Access to health services was even worse in current public transport systems, with the top segments of society having 39 times as much access as the bottom. Shared mobility would, however, bring this ratio down to 2.5, ITF found.
Similarly, in an existing transport framework, the best-served individuals had almost 30 times as much access to opportunities for secondary education and above within a 30-minute commute, but shared mobility would shrink this equality so that the top 10 per cent had only twice as many opportunities as the bottom.
Jose Viegas, ITF’s secretary-general, noted in a statement: “Using transport capacity more efficiently has the potential to build fairer, more inclusive societies by providing broad access to opportunities for everyone.”
Shared mobility also helps the environment, he noted. For one thing, ITF found that if shared taxis and buses were to replace private vehicles or scheduled buses in a city, it would cut greenhouse gas emissions from traffic by one-third. Most of the urban space currently used for parking would also be freed up for other uses.

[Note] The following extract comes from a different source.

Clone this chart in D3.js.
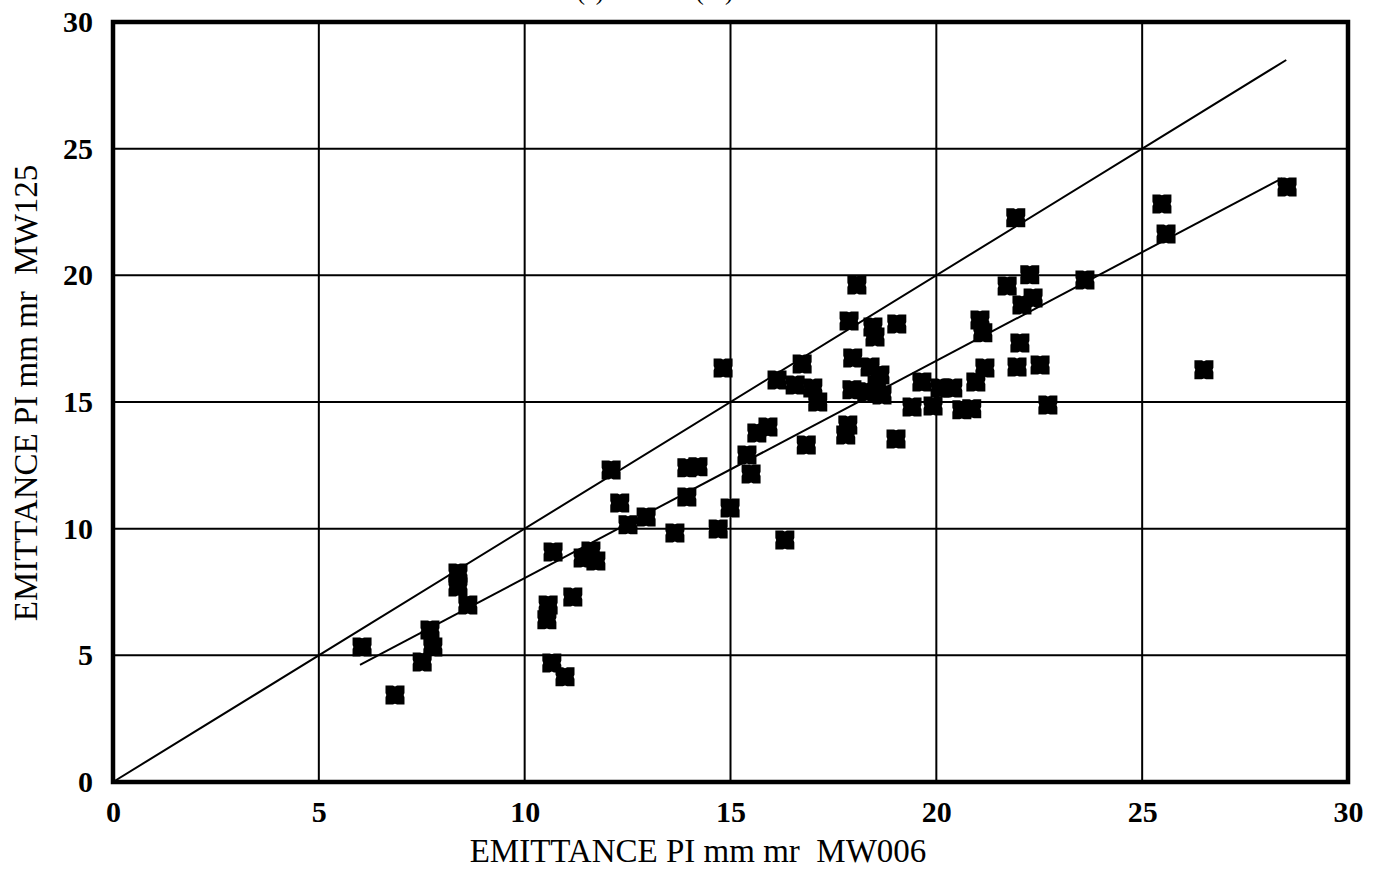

Because each vehicle was used more intensively - spending 10 hours on the road and clocking 265km of mileage per day - it would also wear out and need to be replaced more quickly, said ITF. This would allow for newer and cleaner technologies to enter the market on a more regular basis.
Despite the evident benefits of shared mobility, the transition from today’s transport system - dominated by fixed-schedule public transit and individual car ownership - to one which uses shared taxis and taxi-buses - can be challenging, ITF noted.
For instance, restricting individual car access to the city would be a good way to get car owners to adopt shared mobility, but this may be difficult to implement. However, it would allow commuters to experience the benefits of shared mobility for themselves.
Using transport capacity more efficiently has the potential to build fairer, more inclusive societies by providing broad access to opportunities for everyone.Jose Viegas, secretary-general, International Transport Forum
Also, traditional bus services may feel threatened by a transition to shared mobility models, and may try to block such changes, warned ITF. But concerns that bus drivers would lose jobs could be easily addressed, because more taxi-buses would be needed on the roads than large-capacity conventional buses. This would mean more, rather than fewer, drivers are needed.
Researchers also predicted that car manufacturers may put up resistance to the changes due to the drastic reduction in number of cars needed on the roads. But these manufacturers should see opportunities for new service-based business models, such as maintaining the shared vehicles and developing more robust interior fittings for them.
“Well-informed and sometimes bold public policies will be necessary to guide the process of change,” said the researchers.
To provide better data and scenarios for policymakers, ITF’s Viegas noted that they will test the analysis model with data from five more cities. “This will help to better understand how to adapt shared mobility solutions so they provide maximum benefit in specific conditions,” he added.